Although hardly welcomed to the bosom of the literary establishment with open arms, a grudging, condescending, partial exception was made for a specialized form of fantasy called science fiction, mostly on the grounds that it was “rationalistic”, “modern”, “progressive”, “predicted the future,” and so forth. In other words, SF had a didactic function, a social teaching function, that partially excused its excursions away from the “normal world” as it was very rigidly defined in the 1950s. While a faint whiff of raffishness remained, science fiction could be justified as a specialized form of children’s or Young Adult literature– as literature with training wheels on it, something that would teach the kids to be familiar with Science and Technology and to think progressively about The Future (much in the fashion of the famous “World of the Future” dioramas at the 1939 World’s Fair) until they were ready to put away childish things and turn to “real literature” about “the real world.” SF, then, although it did somewhat distastefully deal with things that were “not real,” could be tolerated grudgingly as a necessary evil for children and even some weak-minded adults. The idea that this “teaching function” justified the existence of SF was a note sounded over and over again, sometimes rather shrilly, in the genre magazines of the day.
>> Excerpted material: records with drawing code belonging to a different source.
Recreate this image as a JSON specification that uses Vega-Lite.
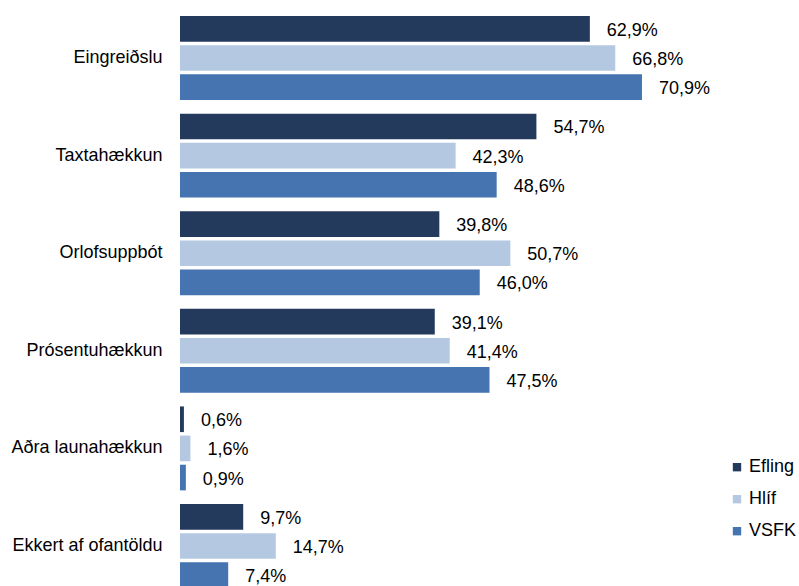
{
  "$schema": "https://vega.github.io/schema/vega-lite/v6.json",
  "width": 619,
  "height": 585.6,
  "autosize": {"type": "none"},
  "padding": {"left": 180, "top": 9.2, "right": 0, "bottom": 0},
  "background": "white",
  "config": {
    "view": {"stroke": null},
    "font": "Liberation Sans",
    "locale": {"number": {"decimal": ",", "thousands": ".", "grouping": [3], "currency": ["", " kr."]}}
  },
  "data": {
    "values": [
      {"category": "Eingreiðslu", "series": "Efling", "value": 0.629},
      {"category": "Eingreiðslu", "series": "Hlíf", "value": 0.668},
      {"category": "Eingreiðslu", "series": "VSFK", "value": 0.709},
      {"category": "Taxtahækkun", "series": "Efling", "value": 0.547},
      {"category": "Taxtahækkun", "series": "Hlíf", "value": 0.423},
      {"category": "Taxtahækkun", "series": "VSFK", "value": 0.486},
      {"category": "Orlofsuppbót", "series": "Efling", "value": 0.398},
      {"category": "Orlofsuppbót", "series": "Hlíf", "value": 0.507},
      {"category": "Orlofsuppbót", "series": "VSFK", "value": 0.460},
      {"category": "Prósentuhækkun", "series": "Efling", "value": 0.391},
      {"category": "Prósentuhækkun", "series": "Hlíf", "value": 0.414},
      {"category": "Prósentuhækkun", "series": "VSFK", "value": 0.475},
      {"category": "Aðra launahækkun", "series": "Efling", "value": 0.006},
      {"category": "Aðra launahækkun", "series": "Hlíf", "value": 0.016},
      {"category": "Aðra launahækkun", "series": "VSFK", "value": 0.009},
      {"category": "Ekkert af ofantöldu", "series": "Efling", "value": 0.097},
      {"category": "Ekkert af ofantöldu", "series": "Hlíf", "value": 0.147},
      {"category": "Ekkert af ofantöldu", "series": "VSFK", "value": 0.074}
    ]
  },
  "encoding": {
    "y": {
      "field": "category",
      "type": "nominal",
      "sort": null,
      "title": null,
      "scale": {"paddingInner": 0.14, "paddingOuter": 0.07},
      "axis": {"domain": false, "ticks": false, "labelFontSize": 18, "labelColor": "#000000", "labelPadding": 18, "labelFont": "Liberation Sans"}
    },
    "yOffset": {
      "field": "series",
      "type": "nominal",
      "sort": ["Efling", "Hlíf", "VSFK"],
      "scale": {"paddingInner": 0.12, "paddingOuter": 0}
    },
    "x": {
      "field": "value",
      "type": "quantitative",
      "scale": {"domain": [0, 0.95], "nice": false},
      "axis": null
    }
  },
  "layer": [
    {
      "mark": {"type": "bar"},
      "encoding": {
        "color": {
          "field": "series",
          "type": "nominal",
          "sort": ["Efling", "Hlíf", "VSFK"],
          "scale": {"domain": ["Efling", "Hlíf", "VSFK"], "range": ["#243a5c", "#b4c8e2", "#4574b0"]},
          "legend": {
            "orient": "none",
            "legendX": 548,
            "legendY": 449,
            "title": null,
            "symbolType": "square",
            "symbolSize": 70,
            "symbolStrokeWidth": 0,
            "labelFontSize": 18,
            "labelColor": "#000000",
            "labelFont": "Liberation Sans",
            "labelOffset": 3,
            "rowPadding": 14,
            "padding": 0
          }
        }
      }
    },
    {
      "mark": {"type": "text", "align": "left", "baseline": "middle", "dx": 17, "dy": 2, "fontSize": 18, "color": "#000000"},
      "encoding": {
        "text": {"field": "value", "type": "quantitative", "format": ".1%"}
      }
    }
  ]
}
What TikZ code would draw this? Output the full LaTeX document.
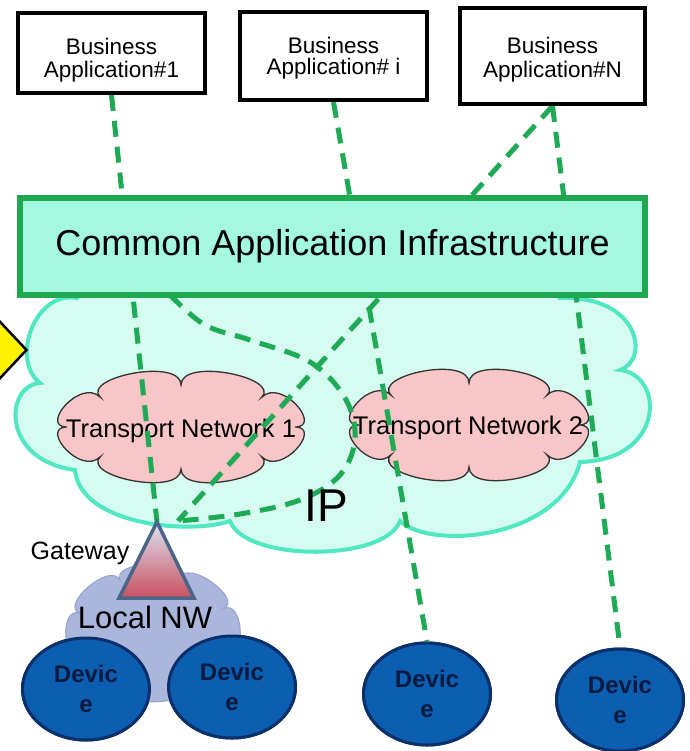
\documentclass[tikz,border=0pt]{standalone}
\usepackage{fontspec}
\setmainfont{Liberation Sans}
\usetikzlibrary{shapes.geometric}
\definecolor{ipfill}{HTML}{D6FCF1}
\definecolor{ipborder}{HTML}{4FE8C2}
\definecolor{caifill}{HTML}{A3F8DF}
\definecolor{caiborder}{HTML}{1FA84F}
\definecolor{tnfill}{HTML}{F8C6C6}
\definecolor{lnwfill}{HTML}{AAB6DC}
\definecolor{lnwborder}{HTML}{95A3D2}
\definecolor{gwtopc}{HTML}{DDE3F3}
\definecolor{gwbotc}{HTML}{C8505E}
\definecolor{gwborder}{HTML}{4A6585}
\definecolor{devfill}{HTML}{0B5EB0}
\definecolor{devborder}{HTML}{0A2F6A}
\definecolor{devtext}{HTML}{0A1A40}
\definecolor{dashgreen}{HTML}{1FAA55}
% #1 style, #2 cx, #3 cy, #4 rx, #5 ry, #6 puffs, #7 puff depth, #8 start angle
\newcommand{\cloudshape}[8]{%
  \pgfmathsetmacro{\cst}{360/#6}%
  \draw[#1] ({#2+#4*cos(#8)},{#3+#5*sin(#8)})
   \foreach \i in {1,...,#6} {
     .. controls ({#2+(#4+#7)*cos(#8+(\i-1)*\cst)},{#3+(#5+#7)*sin(#8+(\i-1)*\cst)})
     and ({#2+(#4+#7)*cos(#8+\i*\cst)},{#3+(#5+#7)*sin(#8+\i*\cst)})
     .. ({#2+#4*cos(#8+\i*\cst)},{#3+#5*sin(#8+\i*\cst)})
   } -- cycle;}
\begin{document}
\begin{tikzpicture}[x=1pt,y=-1pt,
  appbox/.style={draw=black,line width=4,fill=white,inner sep=0},
  apptext/.style={align=center,inner sep=0},
  tnstyle/.style={draw=black!80,line width=1.3,fill=tnfill},
  tntext/.style={inner sep=0,font=\fontsize{25.5}{27}\selectfont},
  device/.style={ellipse,draw=devborder,line width=3,fill=devfill,inner sep=0,
    minimum width=127,minimum height=102,align=center,text=devtext,
    font=\fontsize{24}{30}\selectfont\bfseries},
  dashline/.style={draw=dashgreen,line width=5,dash pattern=on 16pt off 10pt}]
\useasboundingbox (0,0) rectangle (689,751);
% IP cloud
\draw[draw=ipborder,fill=ipfill,line width=4] (77,298)
  .. controls (35,290) and (10,360) .. (40,383)
  .. controls (5,385) and (0,460) .. (75,470)
  .. controls (80,525) and (190,535) .. (230,521)
  .. controls (245,562) and (385,562) .. (400,521)
  .. controls (430,550) and (560,540) .. (580,462)
  .. controls (665,460) and (665,375) .. (620,370)
  .. controls (650,360) and (640,295) .. (560,298)
  .. controls (540,270) and (100,270) .. (77,298) -- cycle;
% yellow diamond
\node[diamond,draw=black,line width=2.5,fill=yellow,minimum width=62,minimum height=66,inner sep=0] (yd) at (-4,350) {};
% transport networks
\cloudshape{tnstyle}{181}{427}{114}{42}{8}{28}{0}
\cloudshape{tnstyle}{469}{425}{110}{42}{8}{28}{0}
\node[tntext] (tn1) at (181,431) {Transport Network 1};
\node[tntext] (tn2) at (468,428) {Transport Network 2};
% business apps (boxes)
\node[appbox,minimum width=187,minimum height=80] (b1) at (111.5,53) {};
\node[appbox,minimum width=187,minimum height=88] (bi) at (333.5,56) {};
\node[appbox,minimum width=185,minimum height=96] (bN) at (552.5,56) {};
% devices
\node[device] (d1) at (86,689) {Devic\\e};
\node[device] (d2) at (232,687) {Devic\\e};
\node[device] (d3) at (427,694) {Devic\\e};
\node[device] (d4) at (620,700) {Devic\\e};
% coordinates
\coordinate (gwtop) at (157,522);
\coordinate (meet) at (178,521);
\coordinate (curvestart) at (170,295);
% dashed connectors
\draw[dashline] (b1.south) -- (gwtop);
\draw[dashline] (bi.south) -- (d3.north);
\draw[dashline] (bN.south) -- (d4.north);
\draw[dashline] (bN.south) -- (meet);
\draw[dashline] plot[smooth,tension=0.6] coordinates {(curvestart) (205,325) (250,340) (310,362) (345,398) (355,438) (340,475) (300,500) (240,514) (meet)};
% common application infrastructure
\node[draw=caiborder,fill=caifill,line width=6,minimum width=625,minimum height=97,inner sep=0,
  font=\fontsize{36}{40}\selectfont] (cai) at (332.5,246.5) {Common Application Infrastructure};
% business boxes on top of lines
\node[appbox,minimum width=187,minimum height=80] at (b1) {};
\node[appbox,minimum width=187,minimum height=88] at (bi) {};
\node[appbox,minimum width=185,minimum height=96] at (bN) {};
\node[apptext,font=\fontsize{22.5}{23}\selectfont] (b1t) at (111.5,60) {Business\\Application\#1};
\node[apptext,font=\fontsize{22.5}{21}\selectfont] (bit) at (333.5,58) {Business\\Application\# i};
\node[apptext,font=\fontsize{22.5}{24}\selectfont] (bNt) at (552.5,60) {Business\\Application\#N};
% IP label
\node[font=\fontsize{46}{48}\selectfont,inner sep=0] (iplabel) at (326,506) {IP};
% local network
\cloudshape{draw=lnwborder,fill=lnwfill,line width=1}{153}{633}{78}{58}{8}{22}{20}
\node[font=\fontsize{31}{33}\selectfont,inner sep=0] (lnwlabel) at (145,617) {Local NW};
\shade[top color=gwtopc,bottom color=gwbotc,draw=gwborder,line width=3.5,line join=miter]
  (gwtop) -- (194,598) -- (119,598) -- cycle;
\node[font=\fontsize{25}{27}\selectfont,inner sep=0] (gwlabel) at (80,553) {Gateway};
% devices on top
\node[device] at (d1) {Devic\\e};
\node[device] at (d2) {Devic\\e};
\node[device] at (d3) {Devic\\e};
\node[device] at (d4) {Devic\\e};
\end{tikzpicture}
\end{document}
The Magazine of Fantasy & Science Fiction, for instance used to run endorsements on the back cover from “real people,” sober respectable adults like Clifton Fadiman and Steve Allen, assuring readers that it was okay, socially respectable (really!), to read SF– a strategy very similar to the current advertising campaign for Kellogg’s Frosted Flakes that shows a succession of shamefaced adults, sometimes masked or in darkened rooms, admitting that they like to eat Frosted Flakes even though it’s a “kid’s cereal.”
Fantasy had no such justification, and even many of those who admitted (usually somewhat defensively) that they read science fiction would often draw the line at admitting that they read fantasy– which not only dealt, by definition, with things that “weren’t real,” but which had no mitigating didactic function.
In other words, Campbellian science fiction is the only form of fantasy that was allowed to really exist when progressivism was the dominant cultural force. It is the Kellogg’s Corn Flakes of science fiction, the edifying and prosocial alternative to Edgar Rice Burroughs, H. P. Lovecraft, A. Merritt, C. L. Moore, and Robert E. Howard. It as billed as an innovation, but it really was no such thing. And it’s no accident that it is anti-heroic and anti-romance: it was engineered from the ground up for the express purpose of conditioning people to become the sort of “Men Without Chests” that C. S. Lewis wrote about in The Abolition of Man.